- [Your task]
Restate the whole of the material. Keep every word, and drop the pictures.
========================
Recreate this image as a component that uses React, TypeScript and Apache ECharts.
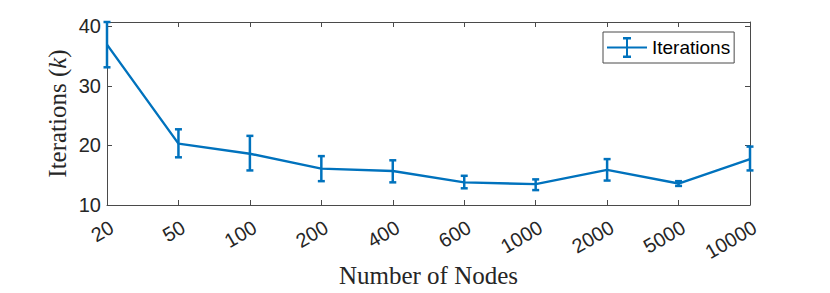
import React, { useEffect, useRef } from "react";
import * as echarts from "echarts";

const categories = ["20", "50", "100", "200", "400", "600", "1000", "2000", "5000", "10000"];
const means = [36.9, 20.3, 18.6, 16.1, 15.7, 13.8, 13.5, 15.9, 13.6, 17.7];
const lower = [33.1, 18.0, 15.8, 14.0, 13.8, 12.8, 12.5, 14.1, 13.2, 15.8];
const upper = [40.7, 22.7, 21.6, 18.2, 17.5, 14.9, 14.3, 17.7, 14.0, 19.8];
const yTicks = [10, 20, 30, 40];
const seriesName = "Iterations";

const BLUE = "#0072BD";
const AXIS = "#4a4a4a";
const TEXT = "#262626";
const SANS = "Liberation Sans, Arial, sans-serif";
const SERIF = "Liberation Serif, Times New Roman, serif";

const legendIcon =
  "path://M0 9.5H40V11.5H0Z M19 1H21V20H19Z M16 0H24V2.5H16Z M16 18.5H24V21H16Z";

export default function App() {
  const ref = useRef<HTMLDivElement>(null);
  useEffect(() => {
    if (!ref.current) return;
    const chart = echarts.init(ref.current, null, { renderer: "svg" });
    const yMin = yTicks[0];
    const yMax = Math.max(...upper);
    const errData = categories.map((_, i) => [i, lower[i], upper[i]]);
    const axisLine = { show: true, lineStyle: { color: AXIS, width: 1 } };
    chart.setOption({
      animation: false,
      backgroundColor: "#ffffff",
      grid: {
        left: 107,
        right: 80,
        top: 22,
        bottom: 88,
        containLabel: false,
        outerBoundsMode: "none",
      },
      legend: {
        left: 603,
        top: 32,
        padding: [5, 4, 5, 4],
        itemWidth: 40,
        itemHeight: 21,
        borderColor: AXIS,
        borderWidth: 1,
        backgroundColor: "#ffffff",
        data: [{ name: seriesName, icon: legendIcon }],
        textStyle: { fontSize: 19, color: "#000000", fontFamily: SANS },
      },
      xAxis: [
        {
          type: "category",
          data: categories,
          boundaryGap: false,
          position: "bottom",
          axisLine,
          axisTick: { show: true, inside: true, length: 5, lineStyle: { color: AXIS } },
          axisLabel: {
            rotate: 30,
            fontSize: 20,
            color: TEXT,
            fontFamily: SANS,
            margin: 12,
            align: "right",
            verticalAlign: "top",
          },
          name: "Number of Nodes",
          nameLocation: "middle",
          nameGap: 58,
          nameMoveOverlap: false,
          nameTextStyle: { fontSize: 25, color: TEXT, fontFamily: SERIF },
          splitLine: { show: false },
        },
        {
          type: "category",
          data: categories,
          boundaryGap: false,
          position: "top",
          axisLine,
          axisTick: { show: true, inside: true, length: 5, lineStyle: { color: AXIS } },
          axisLabel: { show: false },
          splitLine: { show: false },
        },
      ],
      yAxis: [
        {
          type: "value",
          min: yMin,
          max: yMax,
          interval: 10,
          position: "left",
          axisLine,
          axisTick: { show: true, inside: true, length: 5, lineStyle: { color: AXIS } },
          axisLabel: {
            fontSize: 20,
            color: TEXT,
            fontFamily: SANS,
            margin: 6,
            formatter: (v: number) => (yTicks.includes(Math.round(v * 100) / 100) ? String(v) : ""),
          },
          splitLine: { show: false },
          name: "Iterations ({i|k})",
          nameLocation: "middle",
          nameGap: 37,
          nameMoveOverlap: false,
          nameTextStyle: {
            fontSize: 25,
            color: TEXT,
            fontFamily: SERIF,
            rich: {
              i: { fontSize: 25, color: TEXT, fontFamily: SERIF, fontStyle: "italic" },
            },
          },
        },
        {
          type: "value",
          min: yMin,
          max: yMax,
          interval: 10,
          position: "right",
          axisLine,
          axisTick: { show: true, inside: true, length: 5, lineStyle: { color: AXIS } },
          axisLabel: { show: false },
          splitLine: { show: false },
        },
      ],
      series: [
        {
          name: seriesName,
          type: "line",
          data: means,
          symbol: "none",
          lineStyle: { color: BLUE, width: 2.4 },
          itemStyle: { color: BLUE },
          z: 3,
        },
        {
          name: seriesName + " error",
          type: "custom",
          data: errData,
          encode: { x: 0, y: [1, 2] },
          z: 4,
          clip: false,
          renderItem: (params: any, api: any) => {
            const x = api.value(0);
            const lo = api.coord([x, api.value(1)]);
            const hi = api.coord([x, api.value(2)]);
            const hw = 3.5;
            const style = { stroke: BLUE, lineWidth: 2.5, fill: "none" };
            return {
              type: "group",
              children: [
                { type: "line", shape: { x1: lo[0], y1: lo[1], x2: hi[0], y2: hi[1] }, style },
                { type: "line", shape: { x1: hi[0] - hw, y1: hi[1], x2: hi[0] + hw, y2: hi[1] }, style },
                { type: "line", shape: { x1: lo[0] - hw, y1: lo[1], x2: lo[0] + hw, y2: lo[1] }, style },
              ],
            };
          },
        },
      ],
    });
    return () => chart.dispose();
  }, []);
  return <div ref={ref} style={{ width: 830, height: 293, margin: -8 }} />;
}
========================
- [Output for this task]
Recreate this image as a component that uses React, TypeScript and Apache ECharts.
import React, { useEffect, useRef } from "react";
import * as echarts from "echarts";

const categories = ["20", "50", "100", "200", "400", "600", "1000", "2000", "5000", "10000"];
const means = [36.9, 20.3, 18.6, 16.1, 15.7, 13.8, 13.5, 15.9, 13.6, 17.7];
const lower = [33.1, 18.0, 15.8, 14.0, 13.8, 12.8, 12.5, 14.1, 13.2, 15.8];
const upper = [40.7, 22.7, 21.6, 18.2, 17.5, 14.9, 14.3, 17.7, 14.0, 19.8];
const yTicks = [10, 20, 30, 40];
const seriesName = "Iterations";

const BLUE = "#0072BD";
const AXIS = "#4a4a4a";
const TEXT = "#262626";
const SANS = "Liberation Sans, Arial, sans-serif";
const SERIF = "Liberation Serif, Times New Roman, serif";

const legendIcon =
  "path://M0 9.5H40V11.5H0Z M19 1H21V20H19Z M16 0H24V2.5H16Z M16 18.5H24V21H16Z";

export default function App() {
  const ref = useRef<HTMLDivElement>(null);
  useEffect(() => {
    if (!ref.current) return;
    const chart = echarts.init(ref.current, null, { renderer: "svg" });
    const yMin = yTicks[0];
    const yMax = Math.max(...upper);
    const errData = categories.map((_, i) => [i, lower[i], upper[i]]);
    const axisLine = { show: true, lineStyle: { color: AXIS, width: 1 } };
    chart.setOption({
      animation: false,
      backgroundColor: "#ffffff",
      grid: {
        left: 107,
        right: 80,
        top: 22,
        bottom: 88,
        containLabel: false,
        outerBoundsMode: "none",
      },
      legend: {
        left: 603,
        top: 32,
        padding: [5, 4, 5, 4],
        itemWidth: 40,
        itemHeight: 21,
        borderColor: AXIS,
        borderWidth: 1,
        backgroundColor: "#ffffff",
        data: [{ name: seriesName, icon: legendIcon }],
        textStyle: { fontSize: 19, color: "#000000", fontFamily: SANS },
      },
      xAxis: [
        {
          type: "category",
          data: categories,
          boundaryGap: false,
          position: "bottom",
          axisLine,
          axisTick: { show: true, inside: true, length: 5, lineStyle: { color: AXIS } },
          axisLabel: {
            rotate: 30,
            fontSize: 20,
            color: TEXT,
            fontFamily: SANS,
            margin: 12,
            align: "right",
            verticalAlign: "top",
          },
          name: "Number of Nodes",
          nameLocation: "middle",
          nameGap: 58,
          nameMoveOverlap: false,
          nameTextStyle: { fontSize: 25, color: TEXT, fontFamily: SERIF },
          splitLine: { show: false },
        },
        {
          type: "category",
          data: categories,
          boundaryGap: false,
          position: "top",
          axisLine,
          axisTick: { show: true, inside: true, length: 5, lineStyle: { color: AXIS } },
          axisLabel: { show: false },
          splitLine: { show: false },
        },
      ],
      yAxis: [
        {
          type: "value",
          min: yMin,
          max: yMax,
          interval: 10,
          position: "left",
          axisLine,
          axisTick: { show: true, inside: true, length: 5, lineStyle: { color: AXIS } },
          axisLabel: {
            fontSize: 20,
            color: TEXT,
            fontFamily: SANS,
            margin: 6,
            formatter: (v: number) => (yTicks.includes(Math.round(v * 100) / 100) ? String(v) : ""),
          },
          splitLine: { show: false },
          name: "Iterations ({i|k})",
          nameLocation: "middle",
          nameGap: 37,
          nameMoveOverlap: false,
          nameTextStyle: {
            fontSize: 25,
            color: TEXT,
            fontFamily: SERIF,
            rich: {
              i: { fontSize: 25, color: TEXT, fontFamily: SERIF, fontStyle: "italic" },
            },
          },
        },
        {
          type: "value",
          min: yMin,
          max: yMax,
          interval: 10,
          position: "right",
          axisLine,
          axisTick: { show: true, inside: true, length: 5, lineStyle: { color: AXIS } },
          axisLabel: { show: false },
          splitLine: { show: false },
        },
      ],
      series: [
        {
          name: seriesName,
          type: "line",
          data: means,
          symbol: "none",
          lineStyle: { color: BLUE, width: 2.4 },
          itemStyle: { color: BLUE },
          z: 3,
        },
        {
          name: seriesName + " error",
          type: "custom",
          data: errData,
          encode: { x: 0, y: [1, 2] },
          z: 4,
          clip: false,
          renderItem: (params: any, api: any) => {
            const x = api.value(0);
            const lo = api.coord([x, api.value(1)]);
            const hi = api.coord([x, api.value(2)]);
            const hw = 3.5;
            const style = { stroke: BLUE, lineWidth: 2.5, fill: "none" };
            return {
              type: "group",
              children: [
                { type: "line", shape: { x1: lo[0], y1: lo[1], x2: hi[0], y2: hi[1] }, style },
                { type: "line", shape: { x1: hi[0] - hw, y1: hi[1], x2: hi[0] + hw, y2: hi[1] }, style },
                { type: "line", shape: { x1: lo[0] - hw, y1: lo[1], x2: lo[0] + hw, y2: lo[1] }, style },
              ],
            };
          },
        },
      ],
    });
    return () => chart.dispose();
  }, []);
  return <div ref={ref} style={{ width: 830, height: 293, margin: -8 }} />;
}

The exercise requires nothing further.